- [AIM OF THE EXERCISE] Skipping all pictures, set down the lines of the listing from the first through the one with "0.0232, 0.0232, 0.0206]".

[Charts and diagrams as code]
- - - - - - -
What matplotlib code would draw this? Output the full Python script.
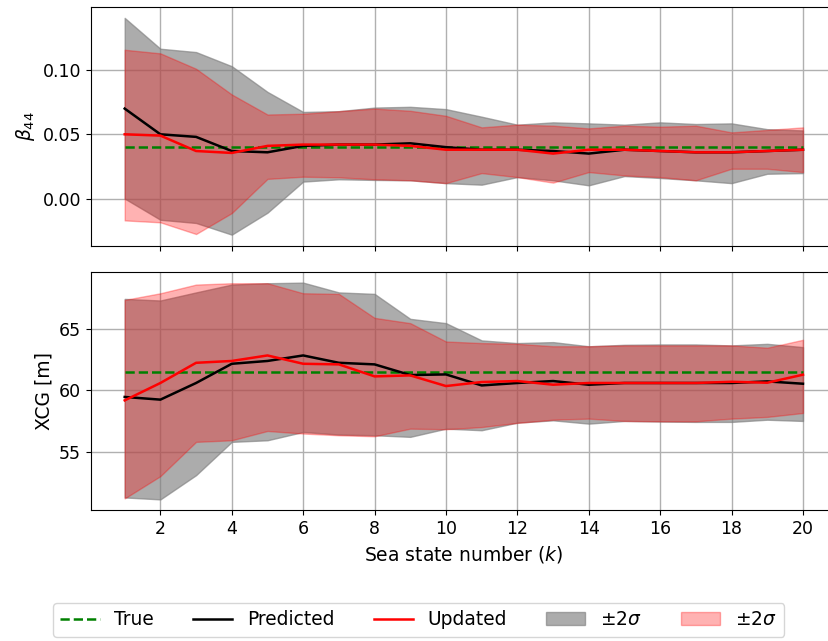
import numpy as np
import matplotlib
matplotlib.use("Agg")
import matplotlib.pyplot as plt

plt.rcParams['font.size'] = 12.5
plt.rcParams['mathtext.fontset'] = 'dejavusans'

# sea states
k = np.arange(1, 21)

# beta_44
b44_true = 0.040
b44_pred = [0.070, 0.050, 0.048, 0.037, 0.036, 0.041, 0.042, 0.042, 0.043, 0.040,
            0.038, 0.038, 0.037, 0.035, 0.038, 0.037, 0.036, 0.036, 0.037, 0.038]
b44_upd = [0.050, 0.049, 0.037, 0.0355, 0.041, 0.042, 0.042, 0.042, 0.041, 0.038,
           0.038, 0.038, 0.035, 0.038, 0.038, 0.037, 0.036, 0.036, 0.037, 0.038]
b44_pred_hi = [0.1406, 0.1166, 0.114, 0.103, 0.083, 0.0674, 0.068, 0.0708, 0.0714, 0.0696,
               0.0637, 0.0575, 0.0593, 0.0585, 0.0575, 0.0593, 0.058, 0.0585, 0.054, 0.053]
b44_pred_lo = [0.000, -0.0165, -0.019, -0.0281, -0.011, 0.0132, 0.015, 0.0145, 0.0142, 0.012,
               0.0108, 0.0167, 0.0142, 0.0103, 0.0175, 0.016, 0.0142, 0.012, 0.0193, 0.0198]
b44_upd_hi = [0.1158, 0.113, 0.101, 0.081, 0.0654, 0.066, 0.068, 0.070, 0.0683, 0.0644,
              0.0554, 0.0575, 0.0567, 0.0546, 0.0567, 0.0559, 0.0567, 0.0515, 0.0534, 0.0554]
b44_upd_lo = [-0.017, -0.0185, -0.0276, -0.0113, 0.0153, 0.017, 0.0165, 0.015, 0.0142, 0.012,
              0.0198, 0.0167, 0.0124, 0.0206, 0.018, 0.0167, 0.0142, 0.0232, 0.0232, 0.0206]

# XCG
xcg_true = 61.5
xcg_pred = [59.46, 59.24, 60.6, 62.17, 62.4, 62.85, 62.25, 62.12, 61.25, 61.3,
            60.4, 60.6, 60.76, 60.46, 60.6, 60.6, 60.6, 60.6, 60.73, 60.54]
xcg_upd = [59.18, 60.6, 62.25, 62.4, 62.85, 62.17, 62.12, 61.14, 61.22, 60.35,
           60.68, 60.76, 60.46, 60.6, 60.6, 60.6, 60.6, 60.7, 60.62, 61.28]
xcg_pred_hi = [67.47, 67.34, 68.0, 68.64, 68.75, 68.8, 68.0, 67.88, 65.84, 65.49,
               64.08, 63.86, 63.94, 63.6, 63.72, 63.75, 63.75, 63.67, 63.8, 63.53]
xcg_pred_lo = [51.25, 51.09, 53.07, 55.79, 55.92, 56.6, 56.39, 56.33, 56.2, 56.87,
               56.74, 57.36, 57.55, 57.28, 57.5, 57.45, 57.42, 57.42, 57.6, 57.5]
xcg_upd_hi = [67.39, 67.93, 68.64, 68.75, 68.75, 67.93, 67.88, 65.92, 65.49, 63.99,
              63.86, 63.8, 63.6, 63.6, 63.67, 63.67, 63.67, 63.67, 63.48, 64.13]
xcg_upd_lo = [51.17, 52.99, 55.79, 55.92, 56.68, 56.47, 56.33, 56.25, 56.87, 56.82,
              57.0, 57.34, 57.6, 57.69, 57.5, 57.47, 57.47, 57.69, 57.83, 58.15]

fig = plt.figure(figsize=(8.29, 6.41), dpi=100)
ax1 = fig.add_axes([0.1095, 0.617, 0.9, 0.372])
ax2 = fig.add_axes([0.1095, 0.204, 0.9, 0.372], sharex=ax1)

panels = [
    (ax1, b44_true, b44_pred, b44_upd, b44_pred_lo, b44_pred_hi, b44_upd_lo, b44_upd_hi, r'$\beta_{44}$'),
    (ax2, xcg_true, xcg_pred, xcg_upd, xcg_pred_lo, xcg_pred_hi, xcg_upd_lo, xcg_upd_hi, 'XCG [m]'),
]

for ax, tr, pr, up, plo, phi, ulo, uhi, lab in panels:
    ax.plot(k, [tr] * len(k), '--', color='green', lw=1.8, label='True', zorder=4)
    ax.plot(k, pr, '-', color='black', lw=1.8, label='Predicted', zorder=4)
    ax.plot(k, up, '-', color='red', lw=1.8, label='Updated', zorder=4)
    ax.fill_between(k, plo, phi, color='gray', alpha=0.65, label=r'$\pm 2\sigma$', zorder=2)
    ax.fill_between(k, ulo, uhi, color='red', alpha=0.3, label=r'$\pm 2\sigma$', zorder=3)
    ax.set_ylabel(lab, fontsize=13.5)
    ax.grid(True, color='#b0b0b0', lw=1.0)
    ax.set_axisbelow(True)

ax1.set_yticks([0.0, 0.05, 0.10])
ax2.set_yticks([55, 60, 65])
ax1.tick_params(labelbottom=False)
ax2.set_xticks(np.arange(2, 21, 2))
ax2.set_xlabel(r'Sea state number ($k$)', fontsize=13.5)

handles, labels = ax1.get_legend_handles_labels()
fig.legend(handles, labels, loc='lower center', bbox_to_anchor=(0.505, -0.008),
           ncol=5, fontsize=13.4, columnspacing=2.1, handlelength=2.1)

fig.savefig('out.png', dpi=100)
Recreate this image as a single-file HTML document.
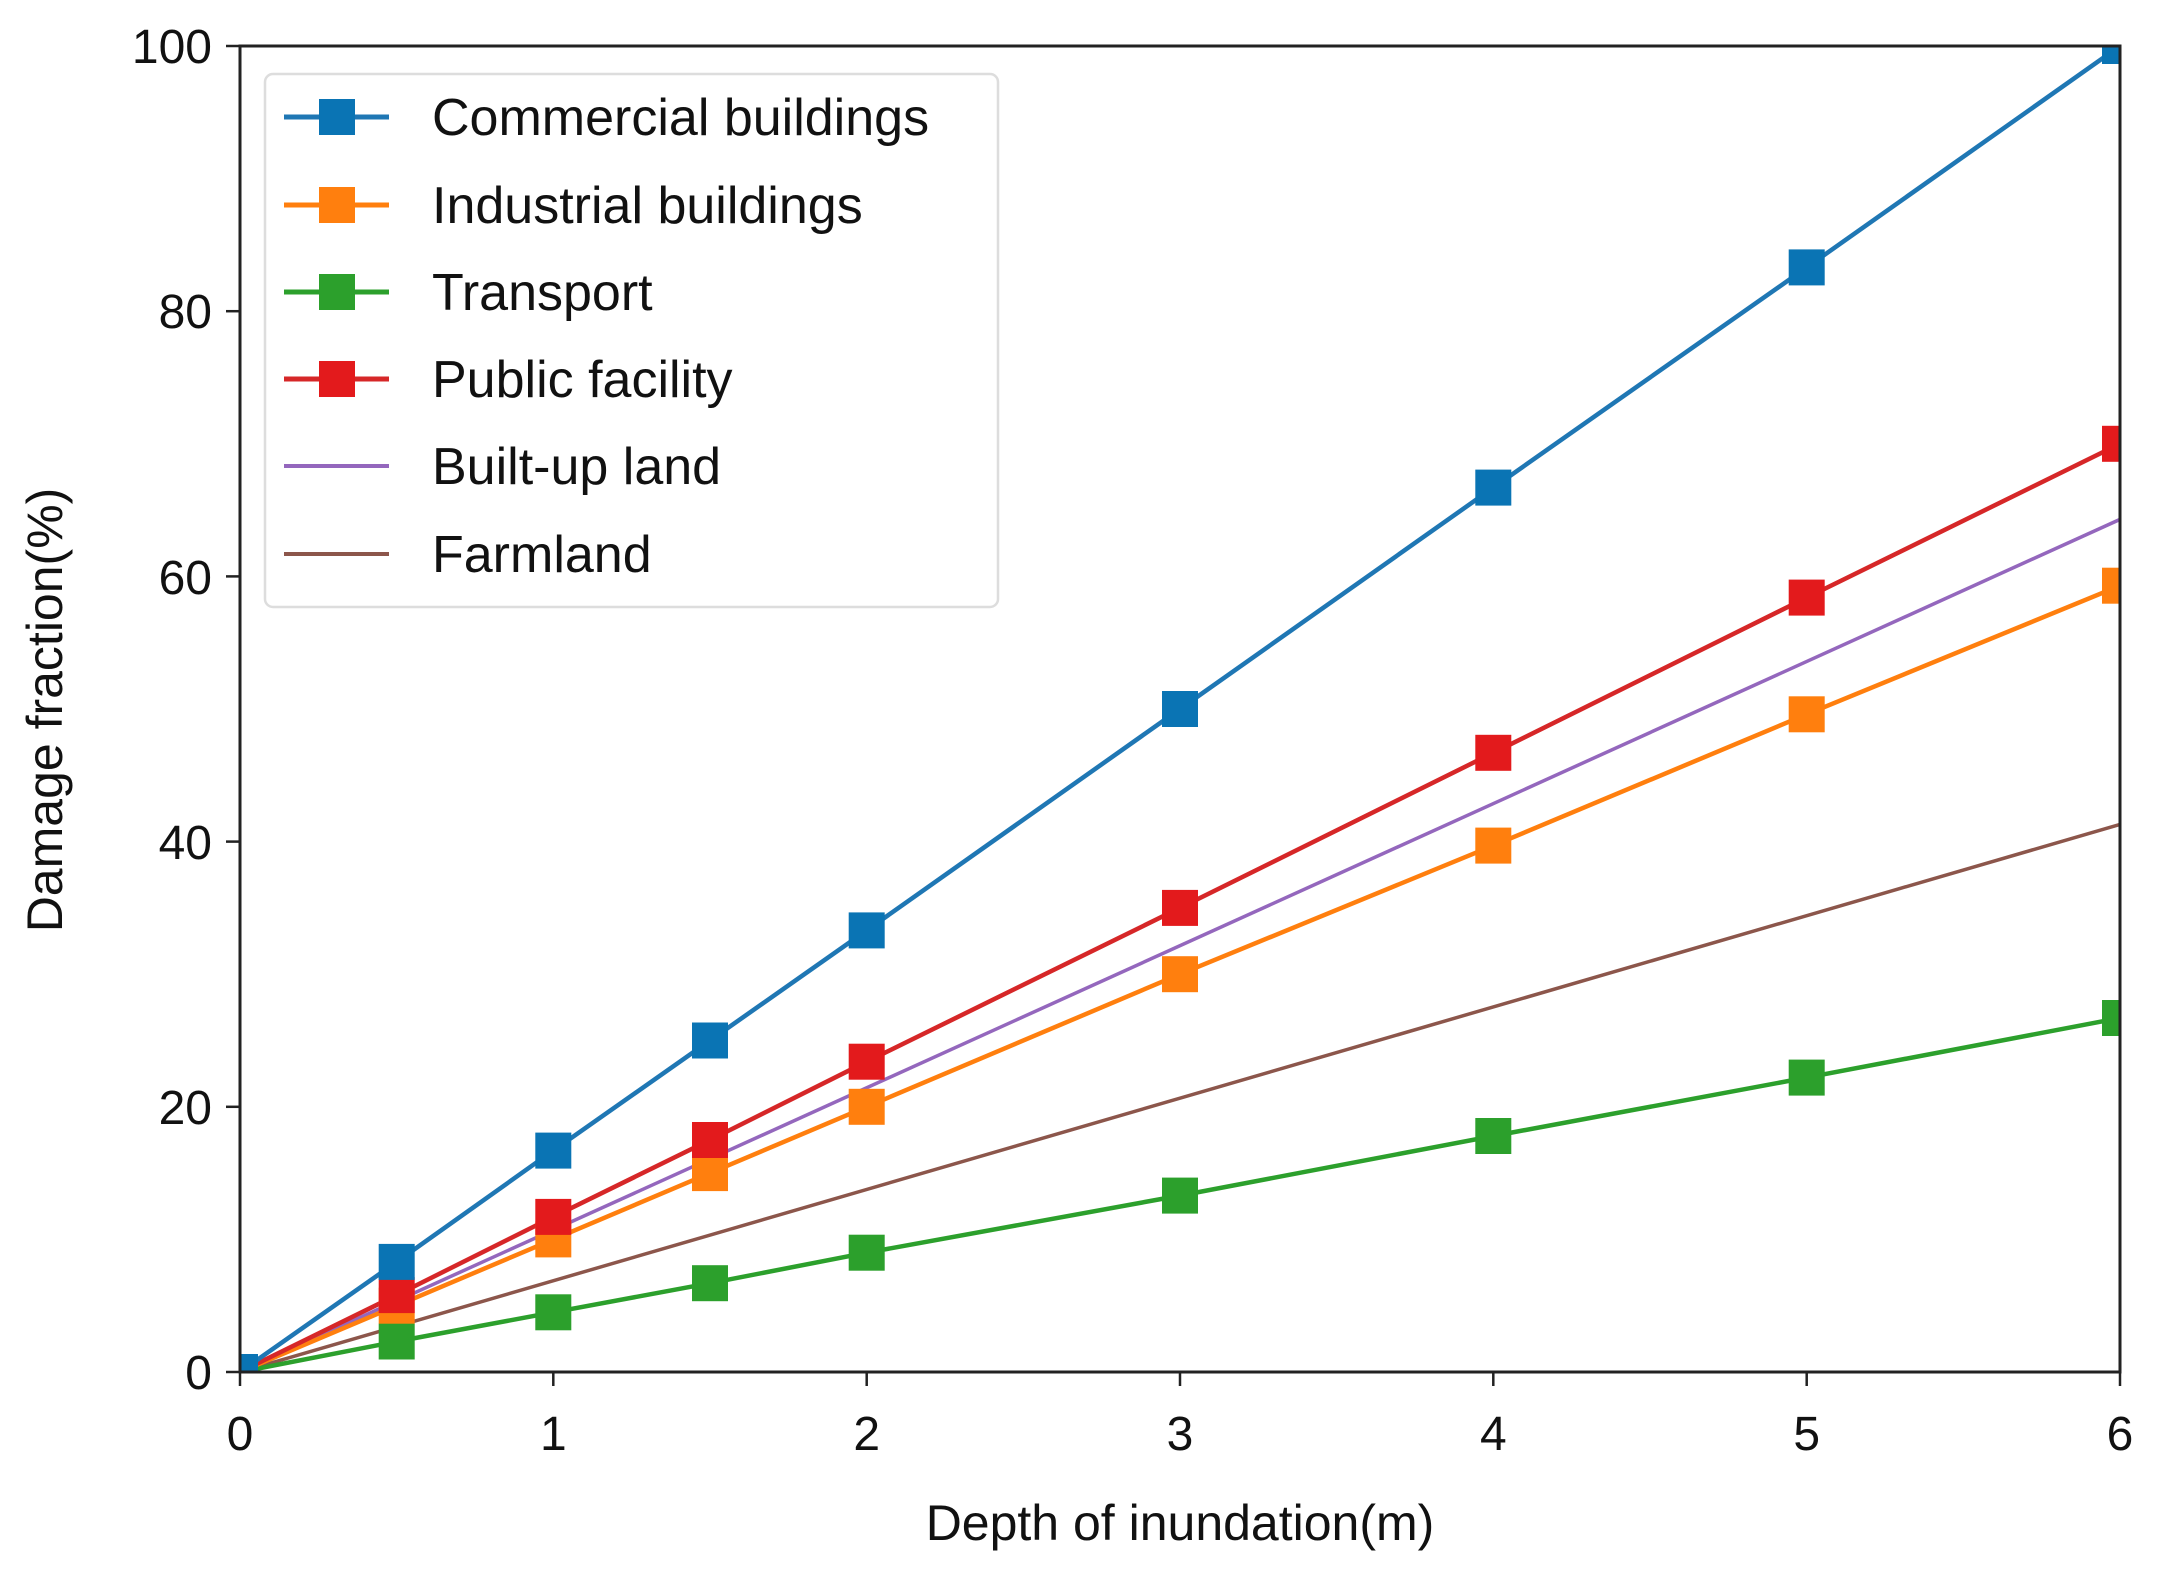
- - - - - - -
- [SOLUTION TO THE EXERCISE]
What matplotlib code would draw this? Output the full Python script.
import numpy as np
import matplotlib
matplotlib.use("Agg")
import matplotlib.pyplot as plt

plt.rcParams['font.size'] = 12.5
plt.rcParams['mathtext.fontset'] = 'dejavusans'

# sea states
k = np.arange(1, 21)

# beta_44
b44_true = 0.040
b44_pred = [0.070, 0.050, 0.048, 0.037, 0.036, 0.041, 0.042, 0.042, 0.043, 0.040,
            0.038, 0.038, 0.037, 0.035, 0.038, 0.037, 0.036, 0.036, 0.037, 0.038]
b44_upd = [0.050, 0.049, 0.037, 0.0355, 0.041, 0.042, 0.042, 0.042, 0.041, 0.038,
           0.038, 0.038, 0.035, 0.038, 0.038, 0.037, 0.036, 0.036, 0.037, 0.038]
b44_pred_hi = [0.1406, 0.1166, 0.114, 0.103, 0.083, 0.0674, 0.068, 0.0708, 0.0714, 0.0696,
               0.0637, 0.0575, 0.0593, 0.0585, 0.0575, 0.0593, 0.058, 0.0585, 0.054, 0.053]
b44_pred_lo = [0.000, -0.0165, -0.019, -0.0281, -0.011, 0.0132, 0.015, 0.0145, 0.0142, 0.012,
               0.0108, 0.0167, 0.0142, 0.0103, 0.0175, 0.016, 0.0142, 0.012, 0.0193, 0.0198]
b44_upd_hi = [0.1158, 0.113, 0.101, 0.081, 0.0654, 0.066, 0.068, 0.070, 0.0683, 0.0644,
              0.0554, 0.0575, 0.0567, 0.0546, 0.0567, 0.0559, 0.0567, 0.0515, 0.0534, 0.0554]
b44_upd_lo = [-0.017, -0.0185, -0.0276, -0.0113, 0.0153, 0.017, 0.0165, 0.015, 0.0142, 0.012,
              0.0198, 0.0167, 0.0124, 0.0206, 0.018, 0.0167, 0.0142, 0.0232, 0.0232, 0.0206]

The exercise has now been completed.